During WW1 the small town of Étaples, in the Pas de Calais region of northern France, became a vast Allied Military camp, and was also the site of a several successful field hospitals. Wounded soldiers, including my husband's grandfather, were taken there to be treated before being returned to the front, or en route back to England for more extensive treatment.
|British Army Camp at Étaples|
© IWM (Q 58089)
Due to a severe shortage of trained nurses, the field hospitals relied heavily on the work of the Voluntary Aid Detachment nurses, who, whilst unskilled, became the stalwarts of the service. During the four years of war 38,000 VADs worked in hospitals and served as ambulance drivers and cooks.

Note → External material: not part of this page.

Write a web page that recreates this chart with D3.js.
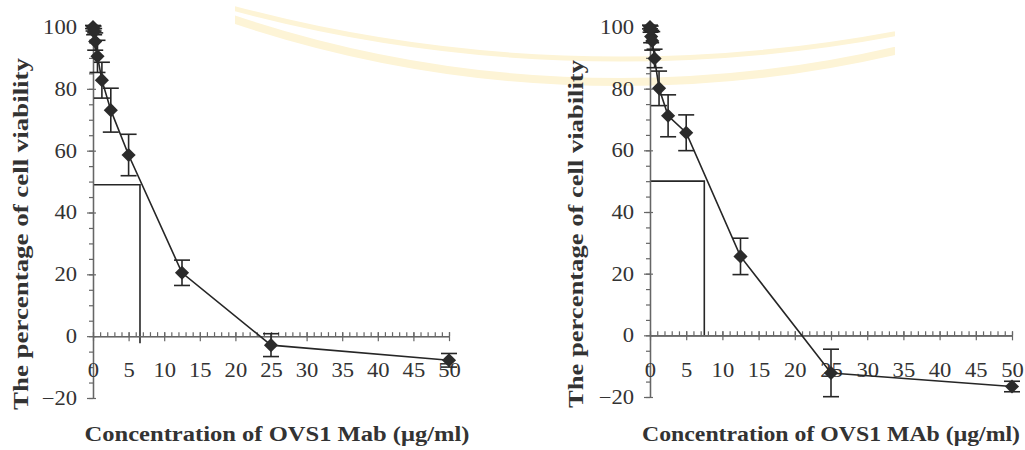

|Nurses in the Princess Victoria's Rest Club for nurses at Etaples.|
© IWM (Q 3170)
The writer, Vera Brittain spent eight months as a VAD nurse at Étaples between August 1917 and April 1918 and wrote of her experiences there in her memoir, Testament of Youth, and in her poem The Last Post, which she wrote at Étaples in 1917.
|Female Ambulance Drivers, with their vehicles at Étaples|
© IWM (Q 2441)
Étaples provided care for hundreds of patients as well as being a military training camp, supplies depot and a detention base for prisoners. At any one time there could have been upwards of 100,000 people there. On this one site there were many hospitals who catered for as many as 22,000 patients.
|A patient in traction on the officers' ward at No. 24 General Hospital at Etaples, France.|
© IWM (Q 8033)
In order to boost morale there was a royal visit to France by King George V and Queen Mary 3-14th July 1917 where they visited strategic sites including the hospitals at Étaples.
|Queen Mary of Teck talking to the wounded soldiers|
at the St John Ambulance Hospital at Etaples, 6th July 1917
© IWM (Q 2512)
The Étaples military camp was one of the largest of its kind and as such did not escape military bombardment. The camp was bombed by Germans in 1918 with many casualties and fatalities.
Étaples War Cemetery is now a six hectare site which houses the graves of 11,500 soldiers who died from wounds or disease sustained during this conflict.
My husband's grandfather was successfully treated at the hospital in Étaples and returned to the front where he continued to serve until the end of the war.
As always, I am indebted to the IWM and their WW1 collections for the opportunity to share these photographs.